Write out the opening lines of the data word for word, up to and including the line with "dates = dates[~dates.isin(pd.to_datetime(holidays))]", and leave every picture and every later line out.

start Source data

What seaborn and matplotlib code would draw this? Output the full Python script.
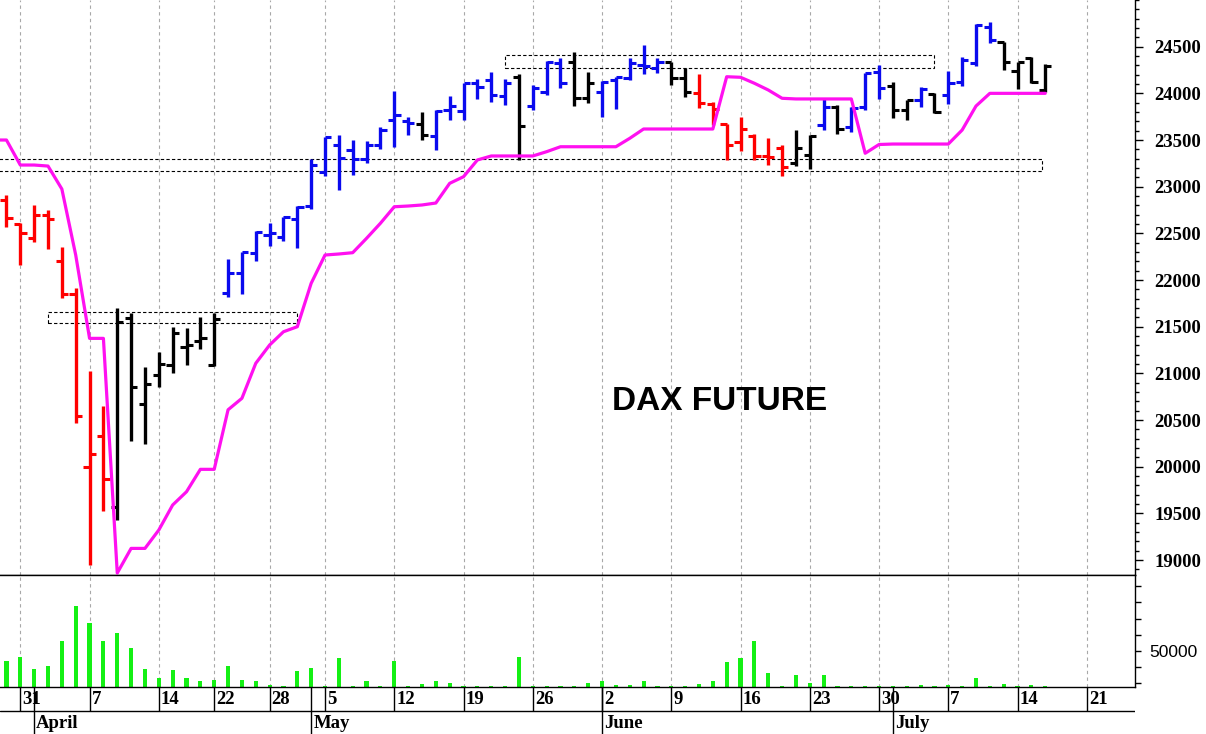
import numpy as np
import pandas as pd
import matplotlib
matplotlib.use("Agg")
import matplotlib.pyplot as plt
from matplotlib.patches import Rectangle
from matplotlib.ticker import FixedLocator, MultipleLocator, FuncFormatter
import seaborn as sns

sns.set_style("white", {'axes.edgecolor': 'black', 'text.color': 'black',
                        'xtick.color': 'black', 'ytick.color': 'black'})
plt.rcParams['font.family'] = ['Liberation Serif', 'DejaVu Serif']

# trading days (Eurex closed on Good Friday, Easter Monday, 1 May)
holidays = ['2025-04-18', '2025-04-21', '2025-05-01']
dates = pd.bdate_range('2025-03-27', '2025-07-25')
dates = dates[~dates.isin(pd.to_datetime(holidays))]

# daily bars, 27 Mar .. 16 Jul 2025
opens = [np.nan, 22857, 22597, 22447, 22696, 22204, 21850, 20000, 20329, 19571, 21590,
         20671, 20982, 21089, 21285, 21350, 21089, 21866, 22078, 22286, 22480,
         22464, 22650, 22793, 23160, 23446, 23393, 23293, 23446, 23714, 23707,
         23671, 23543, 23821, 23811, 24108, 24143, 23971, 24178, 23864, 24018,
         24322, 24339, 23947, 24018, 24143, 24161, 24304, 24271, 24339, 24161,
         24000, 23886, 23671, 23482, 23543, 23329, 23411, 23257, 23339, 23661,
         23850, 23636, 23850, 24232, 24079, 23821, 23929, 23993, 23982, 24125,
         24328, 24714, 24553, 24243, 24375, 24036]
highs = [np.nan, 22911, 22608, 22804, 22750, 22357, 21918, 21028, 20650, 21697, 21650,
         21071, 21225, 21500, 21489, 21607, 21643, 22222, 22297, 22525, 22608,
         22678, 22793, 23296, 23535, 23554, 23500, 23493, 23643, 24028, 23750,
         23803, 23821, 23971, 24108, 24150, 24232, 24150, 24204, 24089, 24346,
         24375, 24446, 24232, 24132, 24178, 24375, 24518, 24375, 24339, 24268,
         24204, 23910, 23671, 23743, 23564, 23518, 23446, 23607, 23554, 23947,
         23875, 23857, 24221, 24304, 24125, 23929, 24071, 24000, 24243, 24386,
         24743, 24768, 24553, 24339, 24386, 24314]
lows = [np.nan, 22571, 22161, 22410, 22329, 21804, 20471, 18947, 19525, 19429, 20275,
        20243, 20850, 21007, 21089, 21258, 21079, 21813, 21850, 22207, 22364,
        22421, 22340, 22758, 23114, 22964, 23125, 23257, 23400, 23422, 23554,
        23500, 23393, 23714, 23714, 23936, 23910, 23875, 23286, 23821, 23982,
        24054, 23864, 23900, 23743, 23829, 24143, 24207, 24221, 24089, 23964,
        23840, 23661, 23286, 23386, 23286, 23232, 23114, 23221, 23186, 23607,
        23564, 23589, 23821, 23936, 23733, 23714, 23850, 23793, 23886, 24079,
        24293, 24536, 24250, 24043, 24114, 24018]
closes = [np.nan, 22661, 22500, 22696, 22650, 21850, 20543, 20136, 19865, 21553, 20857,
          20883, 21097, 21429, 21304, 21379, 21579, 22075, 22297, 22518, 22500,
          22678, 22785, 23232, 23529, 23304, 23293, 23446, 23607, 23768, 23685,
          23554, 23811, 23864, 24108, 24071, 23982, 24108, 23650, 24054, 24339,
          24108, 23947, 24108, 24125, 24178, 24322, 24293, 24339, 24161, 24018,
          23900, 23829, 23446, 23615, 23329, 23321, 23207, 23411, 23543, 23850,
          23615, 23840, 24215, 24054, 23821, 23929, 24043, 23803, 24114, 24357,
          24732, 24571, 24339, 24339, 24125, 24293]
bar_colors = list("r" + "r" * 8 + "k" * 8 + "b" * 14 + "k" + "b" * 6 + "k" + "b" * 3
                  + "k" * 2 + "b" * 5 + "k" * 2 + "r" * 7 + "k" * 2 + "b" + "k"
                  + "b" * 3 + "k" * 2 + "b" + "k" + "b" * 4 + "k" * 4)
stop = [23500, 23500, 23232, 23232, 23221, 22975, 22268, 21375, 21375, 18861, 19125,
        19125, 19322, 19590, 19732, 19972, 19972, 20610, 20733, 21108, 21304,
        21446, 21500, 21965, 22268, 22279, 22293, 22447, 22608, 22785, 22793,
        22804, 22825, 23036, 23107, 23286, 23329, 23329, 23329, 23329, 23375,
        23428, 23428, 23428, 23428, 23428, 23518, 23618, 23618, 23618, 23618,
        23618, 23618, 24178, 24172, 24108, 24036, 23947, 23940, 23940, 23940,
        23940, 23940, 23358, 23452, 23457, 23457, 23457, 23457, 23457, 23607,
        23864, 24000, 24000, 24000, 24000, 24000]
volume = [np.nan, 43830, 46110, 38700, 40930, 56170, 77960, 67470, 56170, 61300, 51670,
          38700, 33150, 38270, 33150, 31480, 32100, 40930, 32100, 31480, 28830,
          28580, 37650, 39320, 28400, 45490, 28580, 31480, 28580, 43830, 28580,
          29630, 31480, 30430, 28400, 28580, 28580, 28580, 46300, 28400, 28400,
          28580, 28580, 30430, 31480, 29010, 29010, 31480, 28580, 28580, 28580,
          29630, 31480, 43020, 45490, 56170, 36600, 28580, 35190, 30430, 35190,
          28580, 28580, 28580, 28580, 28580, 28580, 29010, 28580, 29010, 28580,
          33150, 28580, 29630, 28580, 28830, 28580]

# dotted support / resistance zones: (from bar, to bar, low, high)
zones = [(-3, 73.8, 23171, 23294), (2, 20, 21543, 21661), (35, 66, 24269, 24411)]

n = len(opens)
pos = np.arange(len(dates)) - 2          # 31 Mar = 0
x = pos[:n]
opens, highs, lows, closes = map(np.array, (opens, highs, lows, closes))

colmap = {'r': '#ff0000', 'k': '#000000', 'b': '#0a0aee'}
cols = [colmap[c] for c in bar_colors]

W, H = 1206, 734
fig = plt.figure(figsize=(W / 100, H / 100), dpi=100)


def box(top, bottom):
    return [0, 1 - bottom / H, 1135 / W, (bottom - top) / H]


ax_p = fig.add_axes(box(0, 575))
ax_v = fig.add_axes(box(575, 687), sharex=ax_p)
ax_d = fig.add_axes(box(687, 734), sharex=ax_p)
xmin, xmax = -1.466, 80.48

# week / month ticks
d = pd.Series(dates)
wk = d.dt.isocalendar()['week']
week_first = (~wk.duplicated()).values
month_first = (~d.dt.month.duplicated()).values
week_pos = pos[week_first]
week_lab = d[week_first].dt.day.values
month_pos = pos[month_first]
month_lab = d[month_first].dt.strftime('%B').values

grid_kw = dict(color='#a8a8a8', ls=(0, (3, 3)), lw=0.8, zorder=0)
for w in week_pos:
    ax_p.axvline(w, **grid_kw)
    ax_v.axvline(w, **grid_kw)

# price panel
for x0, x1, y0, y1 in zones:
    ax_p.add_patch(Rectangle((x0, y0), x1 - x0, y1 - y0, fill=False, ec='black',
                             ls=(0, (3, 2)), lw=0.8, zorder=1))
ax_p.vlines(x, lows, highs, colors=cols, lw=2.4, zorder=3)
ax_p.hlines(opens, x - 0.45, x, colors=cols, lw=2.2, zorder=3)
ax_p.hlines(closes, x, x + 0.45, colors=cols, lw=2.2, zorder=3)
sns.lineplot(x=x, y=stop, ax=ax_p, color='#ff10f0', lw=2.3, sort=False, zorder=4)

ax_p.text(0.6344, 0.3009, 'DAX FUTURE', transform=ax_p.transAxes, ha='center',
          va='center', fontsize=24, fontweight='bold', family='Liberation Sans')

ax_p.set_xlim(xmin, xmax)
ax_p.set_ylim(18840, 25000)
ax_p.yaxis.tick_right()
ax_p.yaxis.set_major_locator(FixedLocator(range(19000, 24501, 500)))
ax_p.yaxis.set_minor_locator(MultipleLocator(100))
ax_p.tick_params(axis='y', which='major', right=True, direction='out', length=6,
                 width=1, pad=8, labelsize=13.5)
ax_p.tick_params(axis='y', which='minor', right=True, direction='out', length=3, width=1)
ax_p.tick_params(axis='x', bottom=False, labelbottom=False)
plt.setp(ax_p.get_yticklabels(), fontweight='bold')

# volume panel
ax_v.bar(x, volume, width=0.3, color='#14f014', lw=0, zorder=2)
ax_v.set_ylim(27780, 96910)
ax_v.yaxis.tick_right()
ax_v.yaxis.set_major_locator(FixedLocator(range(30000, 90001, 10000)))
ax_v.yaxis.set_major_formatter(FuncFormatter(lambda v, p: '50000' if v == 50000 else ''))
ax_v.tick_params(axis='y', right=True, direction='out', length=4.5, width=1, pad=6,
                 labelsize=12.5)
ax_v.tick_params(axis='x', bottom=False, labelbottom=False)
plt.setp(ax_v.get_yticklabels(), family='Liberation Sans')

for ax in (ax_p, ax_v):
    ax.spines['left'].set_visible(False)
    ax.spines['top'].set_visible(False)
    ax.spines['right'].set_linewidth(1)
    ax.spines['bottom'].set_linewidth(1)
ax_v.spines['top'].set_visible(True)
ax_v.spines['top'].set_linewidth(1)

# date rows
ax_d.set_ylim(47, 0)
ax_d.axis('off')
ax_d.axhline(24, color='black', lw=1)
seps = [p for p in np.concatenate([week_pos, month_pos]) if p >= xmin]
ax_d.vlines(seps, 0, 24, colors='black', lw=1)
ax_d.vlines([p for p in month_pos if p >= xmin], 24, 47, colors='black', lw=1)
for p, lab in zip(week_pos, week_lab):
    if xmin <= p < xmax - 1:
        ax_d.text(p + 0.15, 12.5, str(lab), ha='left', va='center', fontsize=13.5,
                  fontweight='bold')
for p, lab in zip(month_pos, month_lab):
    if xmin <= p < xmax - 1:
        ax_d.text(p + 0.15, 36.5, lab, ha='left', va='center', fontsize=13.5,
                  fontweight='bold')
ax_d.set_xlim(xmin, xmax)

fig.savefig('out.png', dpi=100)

end Source data

*Answer to the exercise*
What seaborn and matplotlib code would draw this? Output the full Python script.
import numpy as np
import pandas as pd
import matplotlib
matplotlib.use("Agg")
import matplotlib.pyplot as plt
from matplotlib.patches import Rectangle
from matplotlib.ticker import FixedLocator, MultipleLocator, FuncFormatter
import seaborn as sns

sns.set_style("white", {'axes.edgecolor': 'black', 'text.color': 'black',
                        'xtick.color': 'black', 'ytick.color': 'black'})
plt.rcParams['font.family'] = ['Liberation Serif', 'DejaVu Serif']

# trading days (Eurex closed on Good Friday, Easter Monday, 1 May)
holidays = ['2025-04-18', '2025-04-21', '2025-05-01']
dates = pd.bdate_range('2025-03-27', '2025-07-25')
dates = dates[~dates.isin(pd.to_datetime(holidays))]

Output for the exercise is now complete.